## REQUIREMENTS:
Scan the entries below and extract each line with the word "this" in it.

[Rows from a dataset of charts and code]
+---+

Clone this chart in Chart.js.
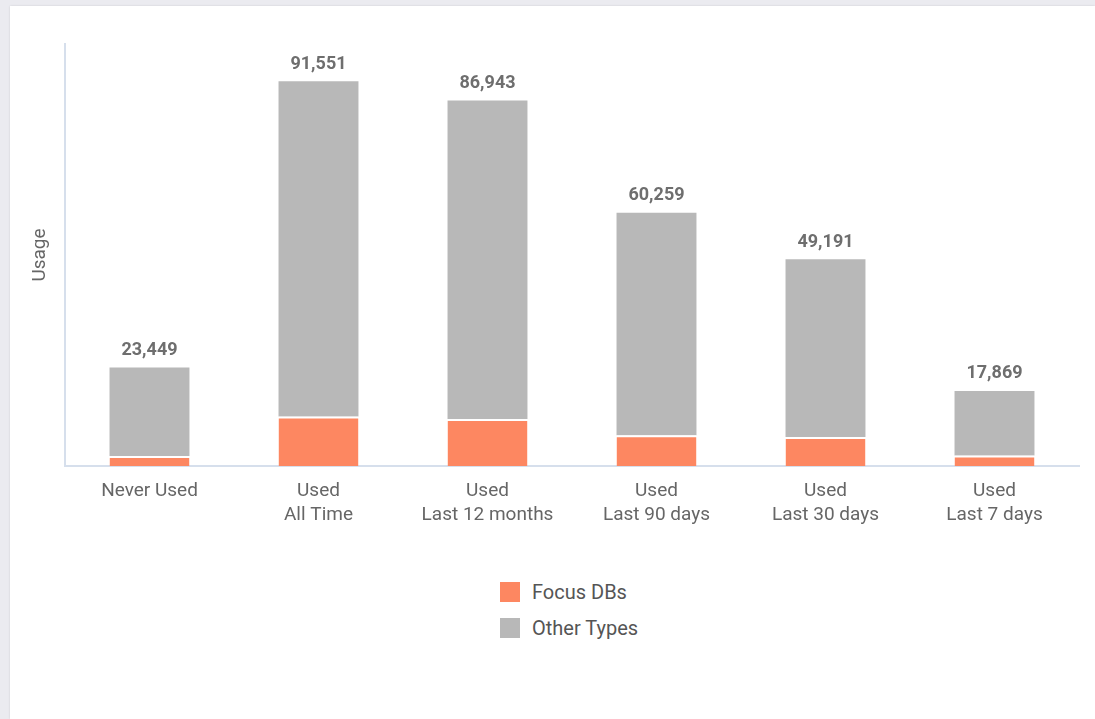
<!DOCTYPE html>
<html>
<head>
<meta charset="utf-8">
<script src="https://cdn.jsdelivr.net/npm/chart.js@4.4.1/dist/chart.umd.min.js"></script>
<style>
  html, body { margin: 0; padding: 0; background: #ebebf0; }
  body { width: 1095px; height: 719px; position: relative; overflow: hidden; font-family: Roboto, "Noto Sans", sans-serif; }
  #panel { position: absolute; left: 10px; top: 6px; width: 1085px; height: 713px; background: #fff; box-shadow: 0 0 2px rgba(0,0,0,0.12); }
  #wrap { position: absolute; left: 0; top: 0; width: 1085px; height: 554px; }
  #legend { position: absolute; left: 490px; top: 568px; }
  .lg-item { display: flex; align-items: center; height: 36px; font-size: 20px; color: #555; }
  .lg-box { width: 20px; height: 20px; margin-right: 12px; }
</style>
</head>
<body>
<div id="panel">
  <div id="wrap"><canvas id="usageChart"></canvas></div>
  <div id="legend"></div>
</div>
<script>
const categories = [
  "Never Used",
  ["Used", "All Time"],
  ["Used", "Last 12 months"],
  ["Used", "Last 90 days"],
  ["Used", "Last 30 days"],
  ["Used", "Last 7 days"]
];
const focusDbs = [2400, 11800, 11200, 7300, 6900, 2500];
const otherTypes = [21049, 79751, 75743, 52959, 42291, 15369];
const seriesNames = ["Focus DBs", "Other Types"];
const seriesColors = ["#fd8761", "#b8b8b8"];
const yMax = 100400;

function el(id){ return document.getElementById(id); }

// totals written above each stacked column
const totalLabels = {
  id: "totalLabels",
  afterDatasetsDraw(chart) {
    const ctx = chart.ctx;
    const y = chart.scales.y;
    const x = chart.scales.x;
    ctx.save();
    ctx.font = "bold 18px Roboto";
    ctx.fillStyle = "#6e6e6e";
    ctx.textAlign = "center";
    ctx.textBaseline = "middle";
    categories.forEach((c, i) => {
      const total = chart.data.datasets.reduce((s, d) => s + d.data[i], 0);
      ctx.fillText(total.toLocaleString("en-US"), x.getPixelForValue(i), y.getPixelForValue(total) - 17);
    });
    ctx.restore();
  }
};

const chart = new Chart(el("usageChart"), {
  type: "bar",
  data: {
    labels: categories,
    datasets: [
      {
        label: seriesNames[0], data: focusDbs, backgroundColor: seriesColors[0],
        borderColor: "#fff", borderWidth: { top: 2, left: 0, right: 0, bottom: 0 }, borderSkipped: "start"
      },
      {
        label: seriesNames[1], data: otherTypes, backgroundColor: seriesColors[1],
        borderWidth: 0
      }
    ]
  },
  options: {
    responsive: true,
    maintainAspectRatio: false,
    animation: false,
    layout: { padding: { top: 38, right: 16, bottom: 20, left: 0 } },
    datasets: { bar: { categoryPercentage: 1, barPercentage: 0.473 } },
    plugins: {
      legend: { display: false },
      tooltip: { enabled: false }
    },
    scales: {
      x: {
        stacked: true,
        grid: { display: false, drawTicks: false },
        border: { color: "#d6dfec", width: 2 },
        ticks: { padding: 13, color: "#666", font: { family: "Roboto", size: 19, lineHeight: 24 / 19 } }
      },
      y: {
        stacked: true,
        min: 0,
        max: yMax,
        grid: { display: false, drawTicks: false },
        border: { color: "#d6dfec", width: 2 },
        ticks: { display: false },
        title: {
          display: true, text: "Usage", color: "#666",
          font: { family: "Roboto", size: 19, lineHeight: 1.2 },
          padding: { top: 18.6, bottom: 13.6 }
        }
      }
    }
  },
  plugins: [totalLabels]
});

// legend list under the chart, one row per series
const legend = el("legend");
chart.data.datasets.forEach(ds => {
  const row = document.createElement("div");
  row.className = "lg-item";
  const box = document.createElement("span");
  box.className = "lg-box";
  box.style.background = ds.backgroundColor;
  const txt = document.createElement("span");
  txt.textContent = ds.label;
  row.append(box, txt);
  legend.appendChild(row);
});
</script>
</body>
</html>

+---+

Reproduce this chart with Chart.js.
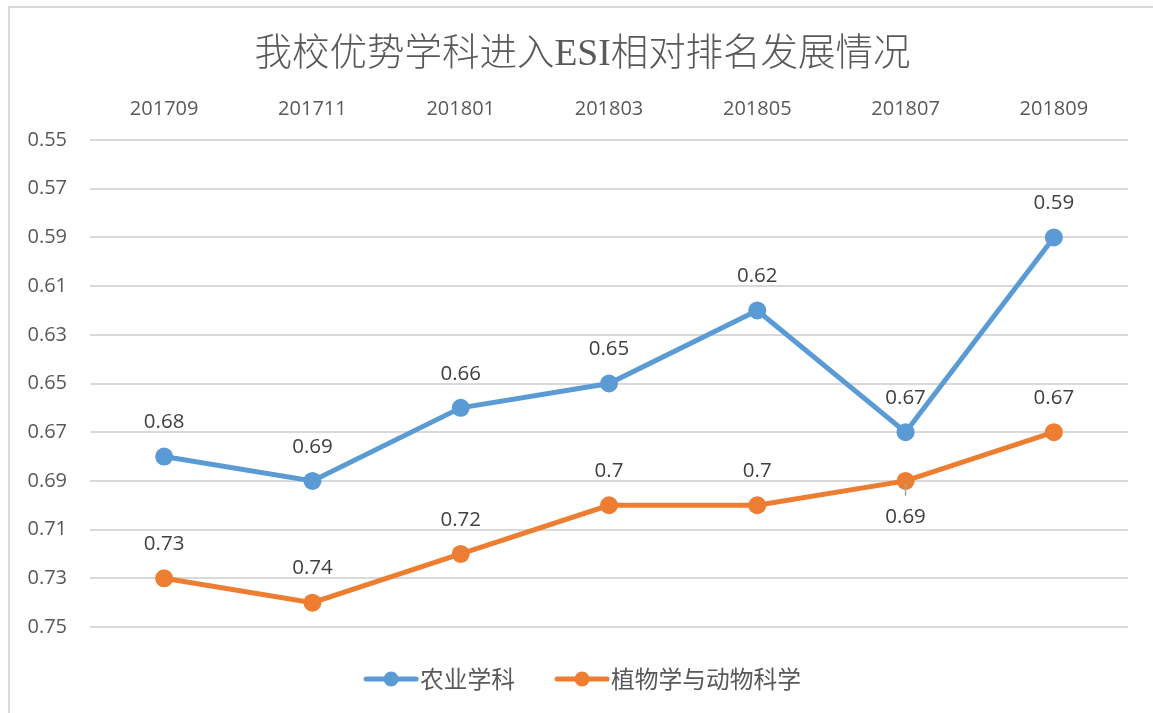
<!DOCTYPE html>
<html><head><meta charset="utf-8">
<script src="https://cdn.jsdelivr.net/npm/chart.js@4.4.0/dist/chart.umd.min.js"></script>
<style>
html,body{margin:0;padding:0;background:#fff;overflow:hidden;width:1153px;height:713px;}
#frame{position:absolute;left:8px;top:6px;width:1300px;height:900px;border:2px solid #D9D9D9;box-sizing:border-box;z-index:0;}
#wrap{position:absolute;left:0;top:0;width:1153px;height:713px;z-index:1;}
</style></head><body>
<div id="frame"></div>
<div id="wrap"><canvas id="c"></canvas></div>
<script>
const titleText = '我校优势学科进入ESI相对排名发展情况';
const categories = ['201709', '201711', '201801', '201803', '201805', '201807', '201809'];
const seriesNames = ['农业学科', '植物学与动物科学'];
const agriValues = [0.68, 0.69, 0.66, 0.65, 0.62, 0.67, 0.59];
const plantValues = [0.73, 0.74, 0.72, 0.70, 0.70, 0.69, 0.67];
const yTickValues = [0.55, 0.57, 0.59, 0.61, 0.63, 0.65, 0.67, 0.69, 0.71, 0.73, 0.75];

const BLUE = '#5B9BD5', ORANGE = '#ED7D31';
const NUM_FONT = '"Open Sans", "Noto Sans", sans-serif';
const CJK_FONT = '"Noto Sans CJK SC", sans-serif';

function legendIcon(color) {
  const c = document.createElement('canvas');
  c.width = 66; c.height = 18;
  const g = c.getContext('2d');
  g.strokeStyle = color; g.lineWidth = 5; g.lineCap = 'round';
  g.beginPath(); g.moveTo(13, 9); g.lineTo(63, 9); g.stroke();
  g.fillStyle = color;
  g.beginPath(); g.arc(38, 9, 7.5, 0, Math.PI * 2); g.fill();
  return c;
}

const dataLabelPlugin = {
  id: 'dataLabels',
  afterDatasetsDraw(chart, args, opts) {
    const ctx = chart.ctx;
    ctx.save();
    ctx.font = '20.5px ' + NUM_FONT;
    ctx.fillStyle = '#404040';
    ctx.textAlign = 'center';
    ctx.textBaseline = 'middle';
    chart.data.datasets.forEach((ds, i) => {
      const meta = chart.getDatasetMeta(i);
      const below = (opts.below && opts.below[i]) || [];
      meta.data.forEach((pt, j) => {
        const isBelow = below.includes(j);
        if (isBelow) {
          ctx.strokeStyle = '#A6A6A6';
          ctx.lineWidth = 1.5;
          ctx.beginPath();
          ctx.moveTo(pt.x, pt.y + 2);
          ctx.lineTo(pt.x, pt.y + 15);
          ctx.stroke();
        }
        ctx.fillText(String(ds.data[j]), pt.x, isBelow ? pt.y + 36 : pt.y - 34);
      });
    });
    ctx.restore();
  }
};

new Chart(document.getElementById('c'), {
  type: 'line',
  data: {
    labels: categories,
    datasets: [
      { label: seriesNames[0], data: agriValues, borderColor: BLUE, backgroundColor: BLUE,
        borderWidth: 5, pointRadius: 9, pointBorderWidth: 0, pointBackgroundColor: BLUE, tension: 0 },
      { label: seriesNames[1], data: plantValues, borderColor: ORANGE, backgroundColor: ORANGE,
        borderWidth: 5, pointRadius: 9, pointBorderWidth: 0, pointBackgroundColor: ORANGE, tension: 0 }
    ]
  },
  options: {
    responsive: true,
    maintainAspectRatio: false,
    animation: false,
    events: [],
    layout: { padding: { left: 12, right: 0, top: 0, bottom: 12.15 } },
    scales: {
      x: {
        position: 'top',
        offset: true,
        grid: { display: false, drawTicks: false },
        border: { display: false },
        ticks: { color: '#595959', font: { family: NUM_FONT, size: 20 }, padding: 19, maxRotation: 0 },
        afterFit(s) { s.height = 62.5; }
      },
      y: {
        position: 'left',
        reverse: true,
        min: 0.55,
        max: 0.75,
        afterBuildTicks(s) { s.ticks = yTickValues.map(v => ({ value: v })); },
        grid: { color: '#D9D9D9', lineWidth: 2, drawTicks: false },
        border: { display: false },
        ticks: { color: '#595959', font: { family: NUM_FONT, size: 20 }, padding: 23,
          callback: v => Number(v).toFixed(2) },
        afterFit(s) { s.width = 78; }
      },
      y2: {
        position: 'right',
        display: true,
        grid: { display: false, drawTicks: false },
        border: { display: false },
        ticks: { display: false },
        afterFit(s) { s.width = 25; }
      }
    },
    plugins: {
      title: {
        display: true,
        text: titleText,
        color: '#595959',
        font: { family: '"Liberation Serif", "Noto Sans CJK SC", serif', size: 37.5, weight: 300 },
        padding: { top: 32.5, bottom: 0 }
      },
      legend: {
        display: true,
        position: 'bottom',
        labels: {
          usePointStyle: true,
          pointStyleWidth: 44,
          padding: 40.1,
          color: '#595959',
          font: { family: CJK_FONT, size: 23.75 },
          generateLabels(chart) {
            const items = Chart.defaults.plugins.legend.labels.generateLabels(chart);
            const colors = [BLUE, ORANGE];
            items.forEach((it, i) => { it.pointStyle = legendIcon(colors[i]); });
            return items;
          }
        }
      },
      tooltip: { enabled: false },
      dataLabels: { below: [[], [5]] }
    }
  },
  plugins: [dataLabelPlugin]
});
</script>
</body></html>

+---+

## COMPLETED TASK:
Clone this chart in Chart.js.
Reproduce this chart with Chart.js.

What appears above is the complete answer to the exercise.